What is a day order?
An order that is valid only until the end of the trading day on the day it is entered. Unless indicated otherwise, all orders are assumed to be day orders.
What is Good till canceled (GTC) order?
GTC orders are valid until executed or canceled. However, all GTC orders are automatically canceled if unexecuted on the last business day of April and the last business day of October. If the customer wishes to have the order remain working beyond those specific days, the customer must reenter the order.
What is a market-at-open order?
These are market orders designated to be executed at the opening of the day. Depending on the market (exchange or OTC) the order is being sent to, the customer is not guaranteed the exact opening price but instead a price at, or close to, the first price of the day.
What is a market-on-close order?
These are market orders designated to be executed at the close of the day. Depending on the market (exchange or OTC) the order is being sent to, the customer is not guaranteed the exact closing price but instead a price at, or close to, the last price of the day.
What is a Fill-or-Kill (FOK) order?
Applicable to limit orders, this is an instruction to fill (execute in its entirety) the order immediately or kill (cancel) the order completely. In this light, there can’t ever be a partial execution.
What is an Immediate-or-Cancel (IOC) order?
IOC orders are like FOK orders except that a partial execution is acceptable. In other words, if only a portion of the order can be filled, it is, and the remaining unexecuted portion is canceled.
What is an all-or-none (AON) order?
AON orders must be executed in their entirety or not at all. AON orders can be day orders or GTC orders. They differ from the FOKs in that they do not have to be filled immediately. In other words, they can be held until the end of the day (for day orders) or beyond (for GTC orders) until they can be filled in their entirety.
What two sides do all quotes consist of?
a bid price and ask (offer) price. The current bid price for a security is the highest price anyone is willing to pay for the securities at that moment in time. The current ask (offer) price is the lowest price anyone is willing to accept to sell the securities at that moment in time.
What is the spread of a security?
The difference between the bid and ask (offer) price.
What is a discretionary account?
An account set up with preapproved authority for an RR to make transactions without having to ask for specific approval regarding:
■ what security;
■ the number of shares or units; or
■ whether to buy or sell.
This type of account is not necessary merely for timing/price.
How does a customer give discretionary power over his/her accounts?
by filing a trading authorization or a limited power of attorney with the BD. Once authorization has been given, the customer is legally bound to accept the decision made by the person holding discretionary authority, although the customer may continue to enter orders on his own.
What rules are discretionary accounts subject to?
■ Each discretionary order must be identified as such at the time it is entered for execution.
■ An officer or a partner of the brokerage house must approve each order promptly and in writing, but not necessarily before order entry.
■ A record must be kept of all transactions.
■ No excessive trading or churning (trading for the sole purpose of generating commissions) may occur in the account relative to the size of the account and the customer’s investment objectives.

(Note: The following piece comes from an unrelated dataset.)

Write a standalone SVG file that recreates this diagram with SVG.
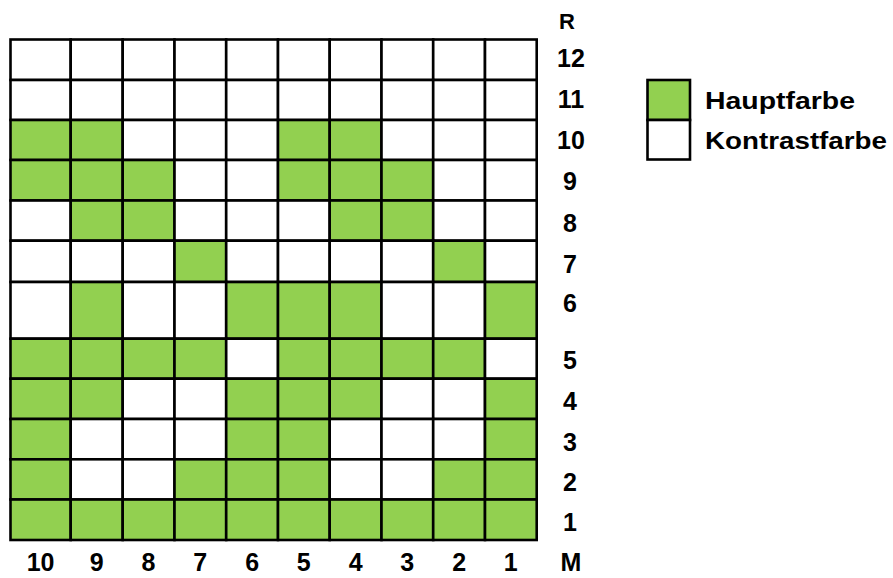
<svg xmlns="http://www.w3.org/2000/svg" width="893" height="578" viewBox="0 0 893 578">
<style>
.g{fill:#92D050;stroke:#000;stroke-width:2.6}
.w{fill:#fff;stroke:#000;stroke-width:2.6}
text{font-family:"Liberation Sans",Arial,sans-serif;font-weight:bold;fill:#000}
.n{font-size:25px;text-anchor:middle}
.r{font-size:22px;text-anchor:middle}
.l{font-size:24px}
</style>
<rect width="893" height="578" fill="#fff"/>
<g id="grid">
<!-- row 12 -->
<rect class="w" x="10.5" y="39.5" width="60.2" height="40.5"/><rect class="w" x="70.7" y="39.5" width="52" height="40.5"/><rect class="w" x="122.7" y="39.5" width="51.8" height="40.5"/><rect class="w" x="174.5" y="39.5" width="51.7" height="40.5"/><rect class="w" x="226.2" y="39.5" width="51.8" height="40.5"/><rect class="w" x="278" y="39.5" width="51.7" height="40.5"/><rect class="w" x="329.7" y="39.5" width="51.8" height="40.5"/><rect class="w" x="381.5" y="39.5" width="51.7" height="40.5"/><rect class="w" x="433.2" y="39.5" width="51.8" height="40.5"/><rect class="w" x="485" y="39.5" width="51.7" height="40.5"/>
<!-- row 11 -->
<rect class="w" x="10.5" y="80" width="60.2" height="40"/><rect class="w" x="70.7" y="80" width="52" height="40"/><rect class="w" x="122.7" y="80" width="51.8" height="40"/><rect class="w" x="174.5" y="80" width="51.7" height="40"/><rect class="w" x="226.2" y="80" width="51.8" height="40"/><rect class="w" x="278" y="80" width="51.7" height="40"/><rect class="w" x="329.7" y="80" width="51.8" height="40"/><rect class="w" x="381.5" y="80" width="51.7" height="40"/><rect class="w" x="433.2" y="80" width="51.8" height="40"/><rect class="w" x="485" y="80" width="51.7" height="40"/>
<!-- row 10 -->
<rect class="g" x="10.5" y="120" width="60.2" height="40"/><rect class="g" x="70.7" y="120" width="52" height="40"/><rect class="w" x="122.7" y="120" width="51.8" height="40"/><rect class="w" x="174.5" y="120" width="51.7" height="40"/><rect class="w" x="226.2" y="120" width="51.8" height="40"/><rect class="g" x="278" y="120" width="51.7" height="40"/><rect class="g" x="329.7" y="120" width="51.8" height="40"/><rect class="w" x="381.5" y="120" width="51.7" height="40"/><rect class="w" x="433.2" y="120" width="51.8" height="40"/><rect class="w" x="485" y="120" width="51.7" height="40"/>
<!-- row 9 -->
<rect class="g" x="10.5" y="160" width="60.2" height="40.5"/><rect class="g" x="70.7" y="160" width="52" height="40.5"/><rect class="g" x="122.7" y="160" width="51.8" height="40.5"/><rect class="w" x="174.5" y="160" width="51.7" height="40.5"/><rect class="w" x="226.2" y="160" width="51.8" height="40.5"/><rect class="g" x="278" y="160" width="51.7" height="40.5"/><rect class="g" x="329.7" y="160" width="51.8" height="40.5"/><rect class="g" x="381.5" y="160" width="51.7" height="40.5"/><rect class="w" x="433.2" y="160" width="51.8" height="40.5"/><rect class="w" x="485" y="160" width="51.7" height="40.5"/>
<!-- row 8 -->
<rect class="w" x="10.5" y="200.5" width="60.2" height="40.2"/><rect class="g" x="70.7" y="200.5" width="52" height="40.2"/><rect class="g" x="122.7" y="200.5" width="51.8" height="40.2"/><rect class="w" x="174.5" y="200.5" width="51.7" height="40.2"/><rect class="w" x="226.2" y="200.5" width="51.8" height="40.2"/><rect class="w" x="278" y="200.5" width="51.7" height="40.2"/><rect class="g" x="329.7" y="200.5" width="51.8" height="40.2"/><rect class="g" x="381.5" y="200.5" width="51.7" height="40.2"/><rect class="w" x="433.2" y="200.5" width="51.8" height="40.2"/><rect class="w" x="485" y="200.5" width="51.7" height="40.2"/>
<!-- row 7 -->
<rect class="w" x="10.5" y="240.7" width="60.2" height="41.3"/><rect class="w" x="70.7" y="240.7" width="52" height="41.3"/><rect class="w" x="122.7" y="240.7" width="51.8" height="41.3"/><rect class="g" x="174.5" y="240.7" width="51.7" height="41.3"/><rect class="w" x="226.2" y="240.7" width="51.8" height="41.3"/><rect class="w" x="278" y="240.7" width="51.7" height="41.3"/><rect class="w" x="329.7" y="240.7" width="51.8" height="41.3"/><rect class="w" x="381.5" y="240.7" width="51.7" height="41.3"/><rect class="g" x="433.2" y="240.7" width="51.8" height="41.3"/><rect class="w" x="485" y="240.7" width="51.7" height="41.3"/>
<!-- row 6 -->
<rect class="w" x="10.5" y="282" width="60.2" height="56.7"/><rect class="g" x="70.7" y="282" width="52" height="56.7"/><rect class="w" x="122.7" y="282" width="51.8" height="56.7"/><rect class="w" x="174.5" y="282" width="51.7" height="56.7"/><rect class="g" x="226.2" y="282" width="51.8" height="56.7"/><rect class="g" x="278" y="282" width="51.7" height="56.7"/><rect class="g" x="329.7" y="282" width="51.8" height="56.7"/><rect class="w" x="381.5" y="282" width="51.7" height="56.7"/><rect class="w" x="433.2" y="282" width="51.8" height="56.7"/><rect class="g" x="485" y="282" width="51.7" height="56.7"/>
<!-- row 5 -->
<rect class="g" x="10.5" y="338.7" width="60.2" height="40"/><rect class="g" x="70.7" y="338.7" width="52" height="40"/><rect class="g" x="122.7" y="338.7" width="51.8" height="40"/><rect class="g" x="174.5" y="338.7" width="51.7" height="40"/><rect class="w" x="226.2" y="338.7" width="51.8" height="40"/><rect class="g" x="278" y="338.7" width="51.7" height="40"/><rect class="g" x="329.7" y="338.7" width="51.8" height="40"/><rect class="g" x="381.5" y="338.7" width="51.7" height="40"/><rect class="g" x="433.2" y="338.7" width="51.8" height="40"/><rect class="w" x="485" y="338.7" width="51.7" height="40"/>
<!-- row 4 -->
<rect class="g" x="10.5" y="378.7" width="60.2" height="40.3"/><rect class="g" x="70.7" y="378.7" width="52" height="40.3"/><rect class="w" x="122.7" y="378.7" width="51.8" height="40.3"/><rect class="w" x="174.5" y="378.7" width="51.7" height="40.3"/><rect class="g" x="226.2" y="378.7" width="51.8" height="40.3"/><rect class="g" x="278" y="378.7" width="51.7" height="40.3"/><rect class="g" x="329.7" y="378.7" width="51.8" height="40.3"/><rect class="w" x="381.5" y="378.7" width="51.7" height="40.3"/><rect class="w" x="433.2" y="378.7" width="51.8" height="40.3"/><rect class="g" x="485" y="378.7" width="51.7" height="40.3"/>
<!-- row 3 -->
<rect class="g" x="10.5" y="419" width="60.2" height="40.3"/><rect class="w" x="70.7" y="419" width="52" height="40.3"/><rect class="w" x="122.7" y="419" width="51.8" height="40.3"/><rect class="w" x="174.5" y="419" width="51.7" height="40.3"/><rect class="g" x="226.2" y="419" width="51.8" height="40.3"/><rect class="g" x="278" y="419" width="51.7" height="40.3"/><rect class="w" x="329.7" y="419" width="51.8" height="40.3"/><rect class="w" x="381.5" y="419" width="51.7" height="40.3"/><rect class="w" x="433.2" y="419" width="51.8" height="40.3"/><rect class="g" x="485" y="419" width="51.7" height="40.3"/>
<!-- row 2 -->
<rect class="g" x="10.5" y="459.3" width="60.2" height="40.2"/><rect class="w" x="70.7" y="459.3" width="52" height="40.2"/><rect class="w" x="122.7" y="459.3" width="51.8" height="40.2"/><rect class="g" x="174.5" y="459.3" width="51.7" height="40.2"/><rect class="g" x="226.2" y="459.3" width="51.8" height="40.2"/><rect class="g" x="278" y="459.3" width="51.7" height="40.2"/><rect class="w" x="329.7" y="459.3" width="51.8" height="40.2"/><rect class="w" x="381.5" y="459.3" width="51.7" height="40.2"/><rect class="g" x="433.2" y="459.3" width="51.8" height="40.2"/><rect class="g" x="485" y="459.3" width="51.7" height="40.2"/>
<!-- row 1 -->
<rect class="g" x="10.5" y="499.5" width="60.2" height="40.5"/><rect class="g" x="70.7" y="499.5" width="52" height="40.5"/><rect class="g" x="122.7" y="499.5" width="51.8" height="40.5"/><rect class="g" x="174.5" y="499.5" width="51.7" height="40.5"/><rect class="g" x="226.2" y="499.5" width="51.8" height="40.5"/><rect class="g" x="278" y="499.5" width="51.7" height="40.5"/><rect class="g" x="329.7" y="499.5" width="51.8" height="40.5"/><rect class="g" x="381.5" y="499.5" width="51.7" height="40.5"/><rect class="g" x="433.2" y="499.5" width="51.8" height="40.5"/><rect class="g" x="485" y="499.5" width="51.7" height="40.5"/>
</g>
<g id="row-labels">
<text class="r" x="567" y="28.5">R</text>
<text class="n" x="571" y="66.7">12</text>
<text class="n" x="571" y="107.9">11</text>
<text class="n" x="571" y="149.1">10</text>
<text class="n" x="570" y="190.3">9</text>
<text class="n" x="570" y="231.5">8</text>
<text class="n" x="570" y="272.7">7</text>
<text class="n" x="570" y="312">6</text>
<text class="n" x="570" y="369">5</text>
<text class="n" x="570" y="410">4</text>
<text class="n" x="570" y="450.5">3</text>
<text class="n" x="570" y="491">2</text>
<text class="n" x="570" y="531">1</text>
</g>
<g id="col-labels">
<text class="n" x="40.6" y="570.5">10</text>
<text class="n" x="96.7" y="570.5">9</text>
<text class="n" x="148.4" y="570.5">8</text>
<text class="n" x="200.3" y="570.5">7</text>
<text class="n" x="252.1" y="570.5">6</text>
<text class="n" x="303.8" y="570.5">5</text>
<text class="n" x="355.6" y="570.5">4</text>
<text class="n" x="407.3" y="570.5">3</text>
<text class="n" x="459.1" y="570.5">2</text>
<text class="n" x="510.8" y="570.5">1</text>
<text class="n" x="571" y="570.5">M</text>
</g>
<g id="legend-hauptfarbe">
<rect class="g" x="647.5" y="80" width="42.5" height="40"/>
<text class="l" x="705" y="109" textLength="150" lengthAdjust="spacingAndGlyphs">Hauptfarbe</text>
</g>
<g id="legend-kontrastfarbe">
<rect class="w" x="647.5" y="120" width="42.5" height="39.5"/>
<text class="l" x="705" y="149" textLength="182" lengthAdjust="spacingAndGlyphs">Kontrastfarbe</text>
</g>
</svg>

■ To safeguard against the possibility of churning, a designated supervisor or manager must review all trading activity frequently and systematically.
What is a solicited transaction?
A transaction initiated by an agent or RR
What is an unsolicited transaction?
A transaction initiated by the customer.
What is ordinary income?
the income earned from interest, wages, rents, royalties, and similar income streams. Taxed at different rates depending on the amount of income received by a taxpayer in a given tax year. The IRS divides this into tax brackets.
What is capital gains?
usually associated with the sale or exchange of property, including securities. The category of capital gain taxation is further broken down into long-term and short-term capital gains. If an asset is sold within one year (12 months or less) of its purchase, the gain is considered to be a short-term gain, and it will be taxed at the same rate as the taxpayer’s other ordinary income. Therefore, for short-term capital gains, the tax rates are the same as the taxpayer’s ordinary income. However, if the asset is held for more than one year, the gain is considered to be a long-term capital gain, and is taxed at a favorable long-term rate.
What are dividends?
distributions of a company’s profits to its shareholders. Investors who buy stock or mutual funds, for example, are entitled to these if and when the board of directors (BOD) votes to make such distributions. Shareholders are automatically sent any dividends to which their shares entitle them. Dividends are typically paid in one of two ways: cash or stock.
What are cash dividends?
normally distributed by check if an investor holds the stock certificate, or they are automatically deposited to a brokerage account if the shares are held in street name (held in a brokerage account in the firm’s name to facilitate payments and delivery). When declared, these are typically paid quarterly and are taxed in the year they are distributed.
What are stock dividends?
If a company wishes to reinvest its profits for business purposes rather than to pay cash dividends, its BOD may declare a stock dividend. This is typical of many growth companies that invest their cash resources in research and development. Under these circumstances, the company issues additional shares of its common stock as a dividend to its current stockholders instead of cash. The net result is that the shareholder now owns more shares after the distribution. but the cost per share is adjusted downward. The stock dividend itself is not taxable, but the adjusted cost per share (new cost basis) will impact the tax consequences when the shares are sold.
What is the declaration date associated with dividend disbursement processing?
When a company’s BOD approves a dividend payment, it is recognized as the date the dividend was declared. At this time, the BOD would also designate the payment date and the dividend record date.